» SOURCE EXCERPT

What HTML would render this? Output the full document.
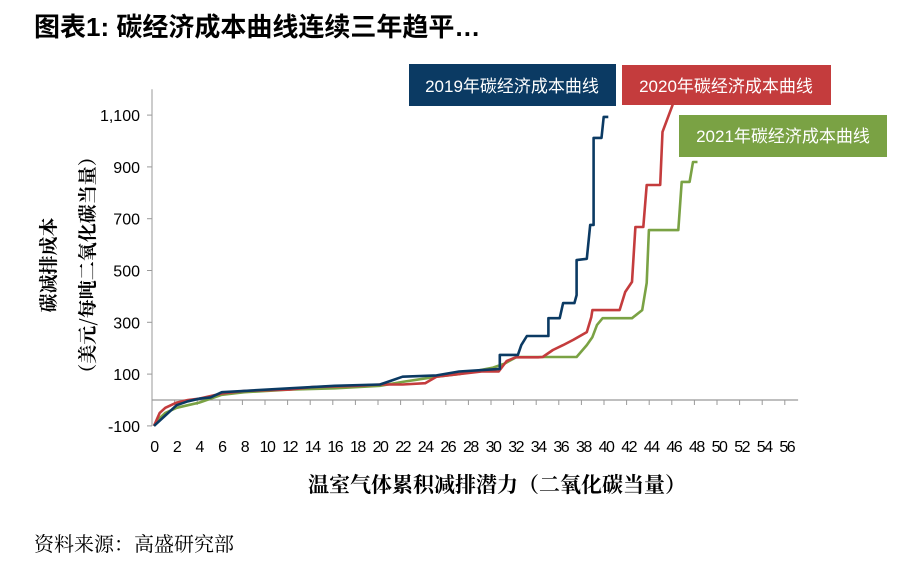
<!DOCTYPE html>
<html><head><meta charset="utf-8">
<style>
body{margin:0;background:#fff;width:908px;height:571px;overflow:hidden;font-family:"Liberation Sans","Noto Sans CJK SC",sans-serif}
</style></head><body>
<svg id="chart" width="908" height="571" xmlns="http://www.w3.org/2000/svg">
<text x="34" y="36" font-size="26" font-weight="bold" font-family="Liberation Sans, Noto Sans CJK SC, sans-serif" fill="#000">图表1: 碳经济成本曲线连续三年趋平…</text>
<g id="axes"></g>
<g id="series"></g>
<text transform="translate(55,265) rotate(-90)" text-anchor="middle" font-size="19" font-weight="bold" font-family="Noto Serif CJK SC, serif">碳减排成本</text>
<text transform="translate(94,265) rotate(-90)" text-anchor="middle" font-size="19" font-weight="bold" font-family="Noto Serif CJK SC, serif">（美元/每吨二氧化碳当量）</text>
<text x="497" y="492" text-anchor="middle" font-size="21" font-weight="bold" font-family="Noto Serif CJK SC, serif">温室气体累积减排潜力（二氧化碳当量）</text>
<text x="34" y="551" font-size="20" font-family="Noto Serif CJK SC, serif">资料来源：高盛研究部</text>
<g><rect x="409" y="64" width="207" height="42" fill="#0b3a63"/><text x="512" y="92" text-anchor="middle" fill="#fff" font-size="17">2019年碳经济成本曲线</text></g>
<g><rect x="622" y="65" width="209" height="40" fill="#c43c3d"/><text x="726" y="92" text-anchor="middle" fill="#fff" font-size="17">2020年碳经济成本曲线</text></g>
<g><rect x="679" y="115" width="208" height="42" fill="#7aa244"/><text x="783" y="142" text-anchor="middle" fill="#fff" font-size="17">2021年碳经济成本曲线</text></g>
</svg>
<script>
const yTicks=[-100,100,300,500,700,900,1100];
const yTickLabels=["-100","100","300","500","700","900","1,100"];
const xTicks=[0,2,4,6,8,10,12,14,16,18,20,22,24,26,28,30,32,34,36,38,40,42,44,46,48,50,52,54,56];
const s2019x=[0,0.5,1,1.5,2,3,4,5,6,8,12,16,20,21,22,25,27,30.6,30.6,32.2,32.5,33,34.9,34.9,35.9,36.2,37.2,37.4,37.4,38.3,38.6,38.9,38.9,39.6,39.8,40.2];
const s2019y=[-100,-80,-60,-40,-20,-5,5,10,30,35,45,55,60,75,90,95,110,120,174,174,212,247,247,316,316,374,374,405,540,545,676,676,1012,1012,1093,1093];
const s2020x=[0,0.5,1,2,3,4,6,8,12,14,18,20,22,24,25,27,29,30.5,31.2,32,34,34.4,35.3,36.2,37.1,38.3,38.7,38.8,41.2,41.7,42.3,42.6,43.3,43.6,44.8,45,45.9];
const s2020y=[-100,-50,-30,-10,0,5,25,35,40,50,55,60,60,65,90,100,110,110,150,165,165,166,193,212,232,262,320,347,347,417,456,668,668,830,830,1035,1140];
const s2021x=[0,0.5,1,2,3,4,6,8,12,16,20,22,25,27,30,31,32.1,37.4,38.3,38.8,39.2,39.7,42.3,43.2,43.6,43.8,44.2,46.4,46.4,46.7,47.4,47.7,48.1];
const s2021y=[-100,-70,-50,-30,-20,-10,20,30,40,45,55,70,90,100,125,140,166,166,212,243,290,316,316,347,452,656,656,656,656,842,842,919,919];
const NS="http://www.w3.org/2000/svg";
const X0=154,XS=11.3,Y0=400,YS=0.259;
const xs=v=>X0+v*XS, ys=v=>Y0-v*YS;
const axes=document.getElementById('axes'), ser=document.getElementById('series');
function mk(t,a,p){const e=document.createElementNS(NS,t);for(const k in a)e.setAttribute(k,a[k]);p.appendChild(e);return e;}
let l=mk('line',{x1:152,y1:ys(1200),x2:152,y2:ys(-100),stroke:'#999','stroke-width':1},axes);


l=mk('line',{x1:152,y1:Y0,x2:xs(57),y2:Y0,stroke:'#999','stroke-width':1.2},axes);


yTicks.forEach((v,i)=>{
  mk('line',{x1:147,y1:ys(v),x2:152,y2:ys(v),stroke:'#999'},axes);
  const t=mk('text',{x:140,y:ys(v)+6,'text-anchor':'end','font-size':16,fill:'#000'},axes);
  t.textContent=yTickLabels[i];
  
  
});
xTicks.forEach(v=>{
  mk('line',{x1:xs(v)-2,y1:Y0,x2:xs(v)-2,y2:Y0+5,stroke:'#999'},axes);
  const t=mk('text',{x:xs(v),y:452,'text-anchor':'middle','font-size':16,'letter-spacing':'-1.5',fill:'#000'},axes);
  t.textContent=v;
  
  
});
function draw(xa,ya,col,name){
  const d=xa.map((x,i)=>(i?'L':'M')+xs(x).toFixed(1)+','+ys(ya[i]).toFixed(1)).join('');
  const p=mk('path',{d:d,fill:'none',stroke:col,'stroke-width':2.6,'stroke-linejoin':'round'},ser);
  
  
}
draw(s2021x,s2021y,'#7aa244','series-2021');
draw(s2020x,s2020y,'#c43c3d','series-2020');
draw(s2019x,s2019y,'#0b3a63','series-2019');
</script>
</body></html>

» EXERCISE PROMPT
Without the images, write out each line of the data verbatim.

» COMPLETE OUTPUT
What HTML would render this? Output the full document.
<!DOCTYPE html>
<html><head><meta charset="utf-8">
<style>
body{margin:0;background:#fff;width:908px;height:571px;overflow:hidden;font-family:"Liberation Sans","Noto Sans CJK SC",sans-serif}
</style></head><body>
<svg id="chart" width="908" height="571" xmlns="http://www.w3.org/2000/svg">
<text x="34" y="36" font-size="26" font-weight="bold" font-family="Liberation Sans, Noto Sans CJK SC, sans-serif" fill="#000">图表1: 碳经济成本曲线连续三年趋平…</text>
<g id="axes"></g>
<g id="series"></g>
<text transform="translate(55,265) rotate(-90)" text-anchor="middle" font-size="19" font-weight="bold" font-family="Noto Serif CJK SC, serif">碳减排成本</text>
<text transform="translate(94,265) rotate(-90)" text-anchor="middle" font-size="19" font-weight="bold" font-family="Noto Serif CJK SC, serif">（美元/每吨二氧化碳当量）</text>
<text x="497" y="492" text-anchor="middle" font-size="21" font-weight="bold" font-family="Noto Serif CJK SC, serif">温室气体累积减排潜力（二氧化碳当量）</text>
<text x="34" y="551" font-size="20" font-family="Noto Serif CJK SC, serif">资料来源：高盛研究部</text>
<g><rect x="409" y="64" width="207" height="42" fill="#0b3a63"/><text x="512" y="92" text-anchor="middle" fill="#fff" font-size="17">2019年碳经济成本曲线</text></g>
<g><rect x="622" y="65" width="209" height="40" fill="#c43c3d"/><text x="726" y="92" text-anchor="middle" fill="#fff" font-size="17">2020年碳经济成本曲线</text></g>
<g><rect x="679" y="115" width="208" height="42" fill="#7aa244"/><text x="783" y="142" text-anchor="middle" fill="#fff" font-size="17">2021年碳经济成本曲线</text></g>
</svg>
<script>
const yTicks=[-100,100,300,500,700,900,1100];
const yTickLabels=["-100","100","300","500","700","900","1,100"];
const xTicks=[0,2,4,6,8,10,12,14,16,18,20,22,24,26,28,30,32,34,36,38,40,42,44,46,48,50,52,54,56];
const s2019x=[0,0.5,1,1.5,2,3,4,5,6,8,12,16,20,21,22,25,27,30.6,30.6,32.2,32.5,33,34.9,34.9,35.9,36.2,37.2,37.4,37.4,38.3,38.6,38.9,38.9,39.6,39.8,40.2];
const s2019y=[-100,-80,-60,-40,-20,-5,5,10,30,35,45,55,60,75,90,95,110,120,174,174,212,247,247,316,316,374,374,405,540,545,676,676,1012,1012,1093,1093];
const s2020x=[0,0.5,1,2,3,4,6,8,12,14,18,20,22,24,25,27,29,30.5,31.2,32,34,34.4,35.3,36.2,37.1,38.3,38.7,38.8,41.2,41.7,42.3,42.6,43.3,43.6,44.8,45,45.9];
const s2020y=[-100,-50,-30,-10,0,5,25,35,40,50,55,60,60,65,90,100,110,110,150,165,165,166,193,212,232,262,320,347,347,417,456,668,668,830,830,1035,1140];
const s2021x=[0,0.5,1,2,3,4,6,8,12,16,20,22,25,27,30,31,32.1,37.4,38.3,38.8,39.2,39.7,42.3,43.2,43.6,43.8,44.2,46.4,46.4,46.7,47.4,47.7,48.1];
const s2021y=[-100,-70,-50,-30,-20,-10,20,30,40,45,55,70,90,100,125,140,166,166,212,243,290,316,316,347,452,656,656,656,656,842,842,919,919];
const NS="http://www.w3.org/2000/svg";
const X0=154,XS=11.3,Y0=400,YS=0.259;
const xs=v=>X0+v*XS, ys=v=>Y0-v*YS;
const axes=document.getElementById('axes'), ser=document.getElementById('series');
function mk(t,a,p){const e=document.createElementNS(NS,t);for(const k in a)e.setAttribute(k,a[k]);p.appendChild(e);return e;}
let l=mk('line',{x1:152,y1:ys(1200),x2:152,y2:ys(-100),stroke:'#999','stroke-width':1},axes);


l=mk('line',{x1:152,y1:Y0,x2:xs(57),y2:Y0,stroke:'#999','stroke-width':1.2},axes);


yTicks.forEach((v,i)=>{
  mk('line',{x1:147,y1:ys(v),x2:152,y2:ys(v),stroke:'#999'},axes);
  const t=mk('text',{x:140,y:ys(v)+6,'text-anchor':'end','font-size':16,fill:'#000'},axes);
  t.textContent=yTickLabels[i];
  
  
});
xTicks.forEach(v=>{
  mk('line',{x1:xs(v)-2,y1:Y0,x2:xs(v)-2,y2:Y0+5,stroke:'#999'},axes);
  const t=mk('text',{x:xs(v),y:452,'text-anchor':'middle','font-size':16,'letter-spacing':'-1.5',fill:'#000'},axes);
  t.textContent=v;
  
  
});
function draw(xa,ya,col,name){
  const d=xa.map((x,i)=>(i?'L':'M')+xs(x).toFixed(1)+','+ys(ya[i]).toFixed(1)).join('');
  const p=mk('path',{d:d,fill:'none',stroke:col,'stroke-width':2.6,'stroke-linejoin':'round'},ser);
  
  
}
draw(s2021x,s2021y,'#7aa244','series-2021');
draw(s2020x,s2020y,'#c43c3d','series-2020');
draw(s2019x,s2019y,'#0b3a63','series-2019');
</script>
</body></html>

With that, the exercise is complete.